Mobile Marketing: Dunkin’ Donuts Serves SMS

Posted on by Chief Marketer Staff

Most experts agree that wireless advertising works best as part of an integrated multimedia campaign that includes any combination of print, outdoor, or broadcast advertising.

A two-month SMA-based advertising campaign in Italy, for instance, resulted in a 9% increase in sales for Dunkin’ Donuts stores in Rome.

The interactive promotion, designed to increase sales at seven retail locations, enabled consumers to respond to print, outdoor, and broadcast advertisements by entering five-digit short codes into their Web-enabled mobile phones.

In return, they received a downloadable coupon for a free cup of coffee with the purchase of one of the donut giant’s 52 variations of pastries—from the Apple Crumb Cake donut to its worldwide favorite, the Boston Kreme donut.

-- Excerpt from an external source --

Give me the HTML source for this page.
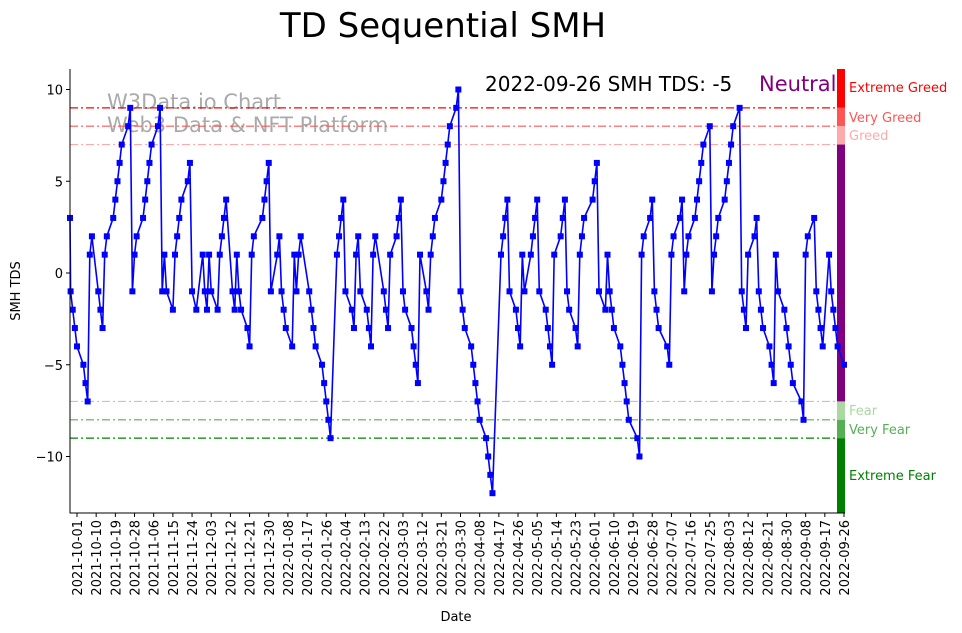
<!DOCTYPE html>
<html><head><meta charset="utf-8">
<style>
body{margin:0;background:#fff;}
svg{display:block;font-family:"DejaVu Sans","Liberation Sans",sans-serif;}
</style></head>
<body>
<svg id="chart" width="962" height="633" xmlns="http://www.w3.org/2000/svg">
<text x="443" y="37" font-size="34" text-anchor="middle">TD Sequential SMH</text>
<text x="107" y="109" font-size="21" fill="#aaa">W3Data.io Chart</text>
<text x="107" y="132" font-size="21" fill="#aaa">Web3 Data &amp; NFT Platform</text>
<g id="bands"></g>
<g id="plot"></g>
<text x="485" y="91" font-size="20">2022-09-26 SMH TDS: -5</text>
<text x="759" y="91" font-size="21" fill="purple">Neutral</text>
<text transform="translate(20,291) rotate(-90)" font-size="13" text-anchor="middle">SMH TDS</text>
<text x="456" y="621" font-size="13" text-anchor="middle">Date</text>
</svg>
<script>
const tdsValues=[3,-1,-2,-3,-4,-5,-6,-7,1,2,-1,-2,-3,1,2,3,4,5,6,7,8,9,-1,1,2,3,4,5,6,7,8,9,-1,1,-1,-2,1,2,3,4,5,6,-1,-2,1,-1,-2,1,-1,-2,1,2,3,4,-1,-2,1,-1,-2,-3,-4,1,2,3,4,5,6,-1,1,2,-1,-2,-3,-4,1,-1,1,2,-1,-2,-3,-4,-5,-6,-7,-8,-9,
1,2,3,4,-1,-2,-3,1,2,-1,-2,-3,-4,1,2,-1,-2,-3,1,2,3,4,-1,-2,-3,-4,-5,-6,1,-1,-2,1,2,3,4,5,6,7,8,9,10,
-1,-2,-3,-4,-5,-6,-7,-8,-9,-10,-11,-12,1,2,3,4,-1,-2,-3,-4,1,-1,1,2,3,4,-1,-2,-3,-4,-5,1,2,3,4,-1,-2,-3,-4,1,2,3,4,5,6,
-1,-2,1,-1,-2,-3,-4,-5,-6,-7,-8,-9,-10,1,2,3,4,-1,-2,-3,-4,-5,1,2,3,4,-1,1,2,3,4,5,6,7,8,
-1,1,2,3,4,5,6,7,8,9,-1,-2,-3,1,2,3,-1,-2,-3,-4,-5,-6,1,-1,-2,-3,-4,-5,-6,-7,-8,1,2,3,-1,-2,-3,-4,1,-1,-2,-3,-4,-5];
const marketHolidays=["2021-11-25","2021-12-24","2022-01-17","2022-02-21","2022-04-15","2022-05-30","2022-06-20","2022-07-04","2022-09-05"];
const lastDate="2022-09-26";
const yTicks=[10,5,0,-5,-10];
const xTickLabels=["2021-10-01","2021-10-10","2021-10-19","2021-10-28","2021-11-06","2021-11-15","2021-11-24","2021-12-03","2021-12-12","2021-12-21","2021-12-30","2022-01-08","2022-01-17","2022-01-26","2022-02-04","2022-02-13","2022-02-22","2022-03-03","2022-03-12","2022-03-21","2022-03-30","2022-04-08","2022-04-17","2022-04-26","2022-05-05","2022-05-14","2022-05-23","2022-06-01","2022-06-10","2022-06-19","2022-06-28","2022-07-07","2022-07-16","2022-07-25","2022-08-03","2022-08-12","2022-08-21","2022-08-30","2022-09-08","2022-09-17","2022-09-26"];
const levelValues=[9,8,7,-7,-8,-9];
const levelColors=["red","#ff5555","#ffaaaa","#aad8a0","#55b055","green"];
const zoneNames=["Extreme Greed","Very Greed","Greed","Fear","Very Fear","Extreme Fear"];

const NS="http://www.w3.org/2000/svg";
const L=70,R=845,T=69,B=513;
const DAY=86400000;
const t0=Date.UTC(2021,9,1);
const y=v=>273-18.35*v;
const xDay=d=>77+d*(844-77)/360;
const xDate=ms=>xDay((ms-t0)/DAY);
function iso(ms){return new Date(ms).toISOString().slice(0,10);}
// trading days ending at lastDate, counted backwards
const dates=[];
{let ms=Date.parse(lastDate+"T00:00:00Z");
 while(dates.length<tdsValues.length){const wd=new Date(ms).getUTCDay();
  if(wd!==0&&wd!==6&&marketHolidays.indexOf(iso(ms))<0)dates.unshift(ms);
  ms-=DAY;}}
function mk(tag,attrs,parent){const e=document.createElementNS(NS,tag);for(const k in attrs)e.setAttribute(k,attrs[k]);parent.appendChild(e);return e;}
const svg=document.getElementById('chart');
const bands=document.getElementById('bands');
const plot=document.getElementById('plot');

levelValues.forEach((v,i)=>{
  const ln=mk('line',{x1:L,x2:837,y1:y(v),y2:y(v),stroke:levelColors[i],'stroke-width':1.2,'stroke-dasharray':'8 3 2 3'},bands);
  
  
});
const segs=[[T,y(9),'red'],[y(9),y(8),'#ff5555'],[y(8),y(7),'#ffaaaa'],[y(7),y(-7),'purple'],[y(-7),y(-8),'#aad8a0'],[y(-8),y(-9),'#55b055'],[y(-9),B,'green']];
segs.forEach((s,i)=>{
  const r=mk('rect',{x:837,y:s[0],width:8,height:s[1]-s[0],fill:s[2]},bands);
  
  
});
const labY=[92,122,140,415,434,480];
zoneNames.forEach((n,i)=>{
  const t=mk('text',{x:849,y:labY[i],'font-size':13,fill:levelColors[i]},bands);
  t.textContent=n;
  
  
});

let d='';
tdsValues.forEach((v,i)=>{d+=(i?'L':'M')+Math.max(L,xDate(dates[i])).toFixed(1)+','+y(v).toFixed(1);});
const path=mk('path',{d:d,fill:'none',stroke:'blue','stroke-width':1.6},plot);


tdsValues.forEach((v,i)=>{
  const m=mk('rect',{x:Math.max(L,xDate(dates[i]))-3,y:y(v)-3,width:6,height:6,fill:'blue'},plot);
  
  
});

const ax=mk('path',{d:`M${L},${T}V${B}H${R}`,fill:'none',stroke:'#000','stroke-width':1},svg);


yTicks.forEach(v=>{
  mk('line',{x1:L-4,x2:L,y1:y(v),y2:y(v),stroke:'#000'},svg);
  const t=mk('text',{x:L-7,y:y(v)+5,'font-size':13,'text-anchor':'end'},svg);
  t.textContent=v<0?'\u2212'+(-v):v;
  
  
});
xTickLabels.forEach((s,i)=>{
  const x=xDate(Date.parse(s+"T00:00:00Z"));
  mk('line',{x1:x,x2:x,y1:B,y2:B+4,stroke:'#000'},svg);
  const t=mk('text',{transform:`translate(${x+5},${B+7}) rotate(-90)`,'font-size':13,'text-anchor':'end'},svg);
  t.textContent=s;
  
  
});
</script>
</body></html>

Once in stores, consumers could enter a drawing for a free Piaggio motorbike.

“Young people between 18 and 30 are the largest users of SMS in Italy, and are also a target market for Dunkin’ Donuts,” says Michael Correletti, international business manager for Dunkin’ Donut’s worldwide franchise network. “This was an opportunity to communicate directly to our core customers.”

The eight-week campaign, created in conjunction with wireless logistics provider Mobileway, featured promotional codes for print, broadcast, and power advertisements, so response rates could be tracked by medium.

During its first three weeks, the campaign resulted in a 20% increase in overall sales, with 9% directly traceable to the SMS component of the campaign.

About 82% of all SMS senders came into a store, usually within one day. The value of the coupon was more than it costs to send an SMS, so the result was a fun and effective promotion that provided real value to all parties.

The Dunkin’ Donuts initiative points to the power of using SMS as an interactive element in a broader, multimedia campaign: Nearly 30% of respondents downloaded the coupon after hearing radio commercials, for instance.

More important, the initiative underscores the growing interest in SMS as a marketing channel to three-quarters of the 280 million European mobile phone owners who use SMS to communicate with friends, family, and business colleagues.

In fact, in some parts of Europe, SMS usage exceeds that of the wireline Internet. In one study from Forrester Research, SMS-based marketing attracted an average response rate of 11%–or seven times that of European print-based direct mail.

No wonder a survey of 205 direct marketers by the Federation of European Direct Marketing and Forrester Research revealed that 21% of respondents already use SMS marketing at least occasionally, and 12% have at last tried it. Many U.S. marketers are also looking into SMS as a marketing channel.

“Mobile is just one touchpoint in an integrated campaign,” says Barry Peters, vice president of relationship marketing and evolving media for Carat Interactive. “Large brands should not do mobile marketing just for the sake of mobile marketing. They should work with their agencies to understand the opportunities, and whether this makes sense as part of the marketing mix.”

Many are doing just that: Stealing a page from Yahoo’s playbook, brand giant Unilever created an interactive Times Square billboard for its Dove-brand beauty soap. Tied to a print and broadcast campaign of the same theme, the billboard flashed a series of women’s faces and asked, “What is beautiful?” Pedestrians could place votes on which images they found most beautiful, and tallies were displayed in real time. As part of an integrated television, print, and online campaign for Herbal Essences Highlights, Procter & Gamble created a promotion in which consumers who sent a text message to “Dare to Streak” got a chance to be invited to the “Ultimate Streaking Party” at the House of Blues at Mandalay Bay in Las Vegas.

Meanwhile, Hershey’s Chocolate Milk posted short codes on point-of-purchase displays and packaging based on an X-Games promotion. Consumers could enter the “cap code” printed on bottle caps for the chance to win a trip for ten to the popular extreme sporting event.

And MTV’s “Chose or Lose” campaign teamed up with the service, called “The Pope’s thought of the Day,” to receive homilies, prayers and guidance from the Pontiff’s teachings.

Still, everyone should take heed: SMS’s sky-high response rates won’t last forever. SMS is still the purview of early adopters, and the novelty factor will no doubt wear off.

Likewise, advertising in the wireless world will change dramatically as new high-bandwidth 3G and, someday, 4G networks deliver a richer wireless experience with TV-like audiovisuals, combined with fully interactive features.